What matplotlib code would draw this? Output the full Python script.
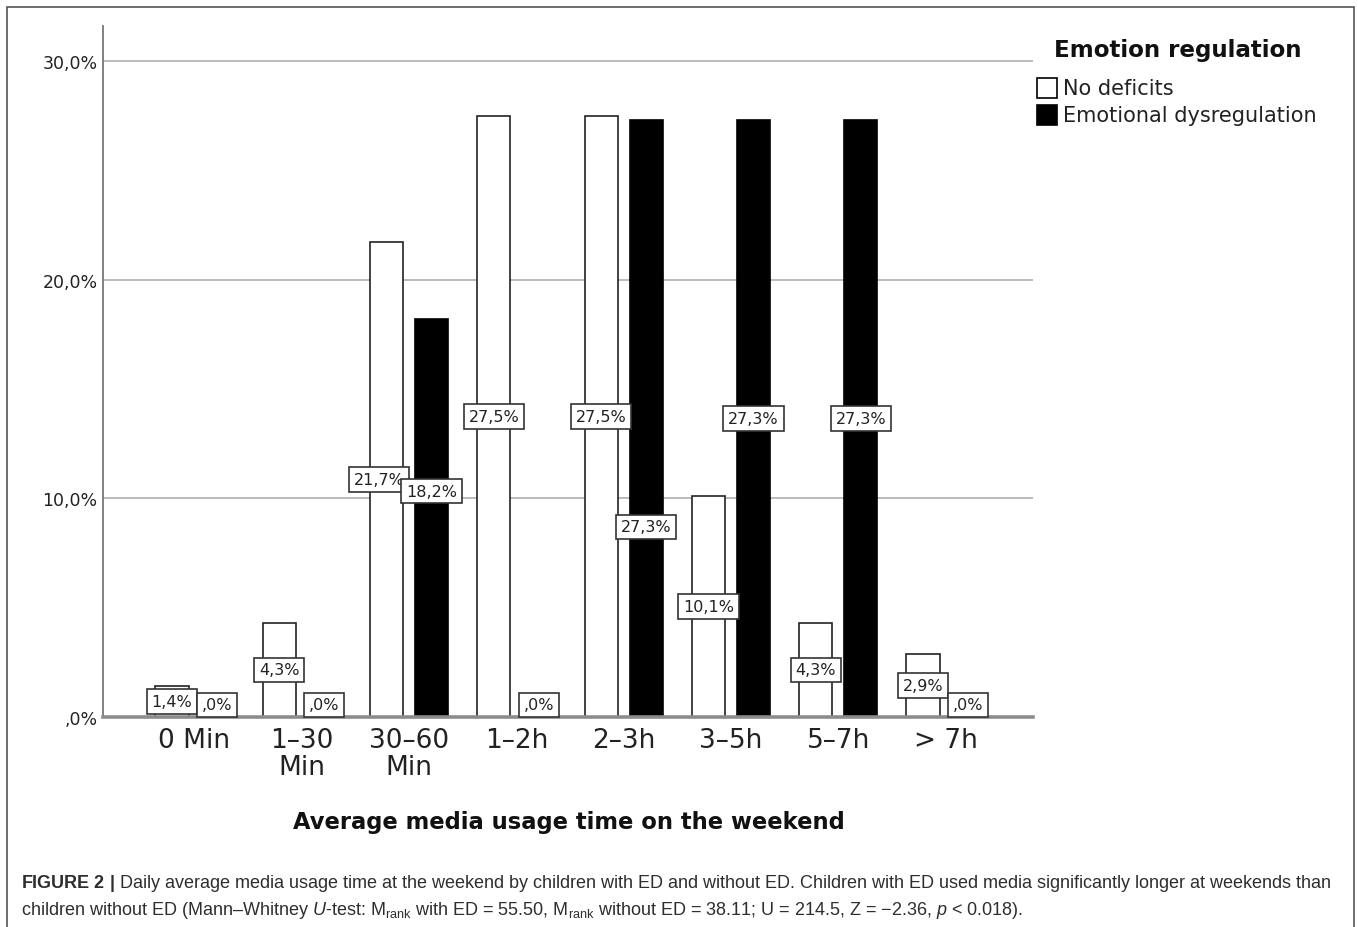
import matplotlib
matplotlib.use('Agg')
import matplotlib.pyplot as plt
from matplotlib.patches import Rectangle
import numpy as np

# ---------------- data ----------------
categories = ['0 Min', '1–30\nMin', '30–60\nMin', '1–2h', '2–3h', '3–5h', '5–7h', '> 7h']
no_deficits = [1.4, 4.3, 21.7, 27.5, 27.5, 10.1, 4.3, 2.9]
dysregulation = [0.0, 0.0, 18.2, 0.0, 27.3, 27.3, 27.3, 0.0]
series_names = ['No deficits', 'Emotional dysregulation']
series_colors = ['white', 'black']
legend_title = 'Emotion regulation'
x_title = 'Average media usage time on the weekend'
yticks = [0, 10, 20, 30]
ytick_labels = [',0%', '10,0%', '20,0%', '30,0%']

# label placement tweaks (layout only): (series, category) -> label height, x shift
label_height_override = {(1, 2): 10.33, (1, 4): 8.69}
label_x_shift = {(0, 2): -0.07}

plt.rcParams['font.family'] = ['DejaVu Sans']
plt.rcParams['mathtext.fontset'] = 'custom'
plt.rcParams['mathtext.rm'] = 'Liberation Sans'
plt.rcParams['mathtext.it'] = 'Liberation Sans:italic'
plt.rcParams['mathtext.bf'] = 'Liberation Sans:bold'

W, H = 1358, 928
fig = plt.figure(figsize=(W / 100, H / 100), dpi=100)
ax = fig.add_axes([103 / W, 1 - 718 / H, (1033 - 103) / W, (718 - 27) / H])

x = np.arange(len(categories))
w, off = 0.31, 0.21
ax.bar(x - off, no_deficits, w, color=series_colors[0], edgecolor='#222222', linewidth=1.2, zorder=3)
ax.bar(x + off, dysregulation, w, color=series_colors[1], edgecolor='black', linewidth=1.2, zorder=3)


def fmt(v):
    s = f"{v:.1f}".replace('.', ',')
    if s.startswith('0'):
        s = s[1:]
    return s + '%'


for si, (vals, sign) in enumerate([(no_deficits, -1), (dysregulation, 1)]):
    for ci, v in enumerate(vals):
        yy = label_height_override.get((si, ci), max(v / 2, 0.55))
        xx = ci + sign * off + label_x_shift.get((si, ci), 0)
        ax.text(xx, yy, fmt(v), ha='center', va='center', fontsize=11.5, color='#222222',
                zorder=5,
                bbox=dict(boxstyle='square,pad=0.3', fc='white', ec='#333333', lw=1.2))

ax.set_xlim(-0.853, 7.815)
ax.set_ylim(0, 31.6)
ax.set_yticks(yticks, ytick_labels, fontsize=12.5, color='#222222')
ax.set_xticks(x, categories, fontsize=19, color='#222222', linespacing=1.05)
ax.tick_params(axis='both', length=0)
ax.tick_params(axis='y', pad=4)
ax.tick_params(axis='x', pad=7)
ax.yaxis.grid(True, color='#b5b5b5', lw=1.3, zorder=0)
ax.set_axisbelow(True)
for s in ['top', 'right']:
    ax.spines[s].set_visible(False)
ax.spines['left'].set_color('#777777')
ax.spines['left'].set_linewidth(1.3)
ax.spines['bottom'].set_color('#8c8c8c')
ax.spines['bottom'].set_linewidth(2.6)
ax.spines['bottom'].set_zorder(4)

fig.text(569 / W, 1 - 823 / H, x_title, ha='center', va='center', fontsize=16.3,
         fontweight='bold', color='#111111')

# legend (drawn manually for exact spacing)
fig.text(1178 / W, 1 - 50 / H, legend_title, ha='center', va='center', fontsize=16.6,
         fontweight='bold', color='#111111')
for i, (name, col) in enumerate(zip(series_names, series_colors)):
    yc = 89 + 26.5 * i
    fig.patches.append(Rectangle((1037 / W, 1 - (yc + 10) / H), 20 / W, 20 / H,
                                 transform=fig.transFigure, fc=col, ec='black', lw=1.2))
    fig.text(1063 / W, 1 - yc / H, name, ha='left', va='center', fontsize=15,
             color='#222222')

# figure frame
fig.patches.append(Rectangle((7 / W, -0.05), (1354 - 7) / W, 1 - 8 / H + 0.05,
                             transform=fig.transFigure, fill=False, ec='#555555', lw=1.2))

line1 = (r"$\mathbf{FIGURE\ 2\ |}$ Daily average media usage time at the weekend by children "
         r"with ED and without ED. Children with ED used media significantly longer at weekends than")
line2 = (r"children without ED (Mann–Whitney $\mathit{U}$-test: M$_{\mathrm{rank}}$ with ED = 55.50, "
         r"M$_{\mathrm{rank}}$ without ED = 38.11; U = 214.5, Z = −2.36, $\mathit{p}$ < 0.018).")
fig.text(21 / W, 1 - 884 / H, line1, ha='left', va='center', fontsize=12.95,
         family='Liberation Sans', color='#2e2e2e')
fig.text(21 / W, 1 - 911 / H, line2, ha='left', va='center', fontsize=12.95,
         family='Liberation Sans', color='#2e2e2e')

fig.savefig('out.png', dpi=100)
==================================================
Exercise aim >> Among the lines of the data, identify those with the word "matplotlib". Copy each of them.

Answer to this task >>
What matplotlib code would draw this? Output the full Python script.
import matplotlib
matplotlib.use('Agg')
import matplotlib.pyplot as plt
from matplotlib.patches import Rectangle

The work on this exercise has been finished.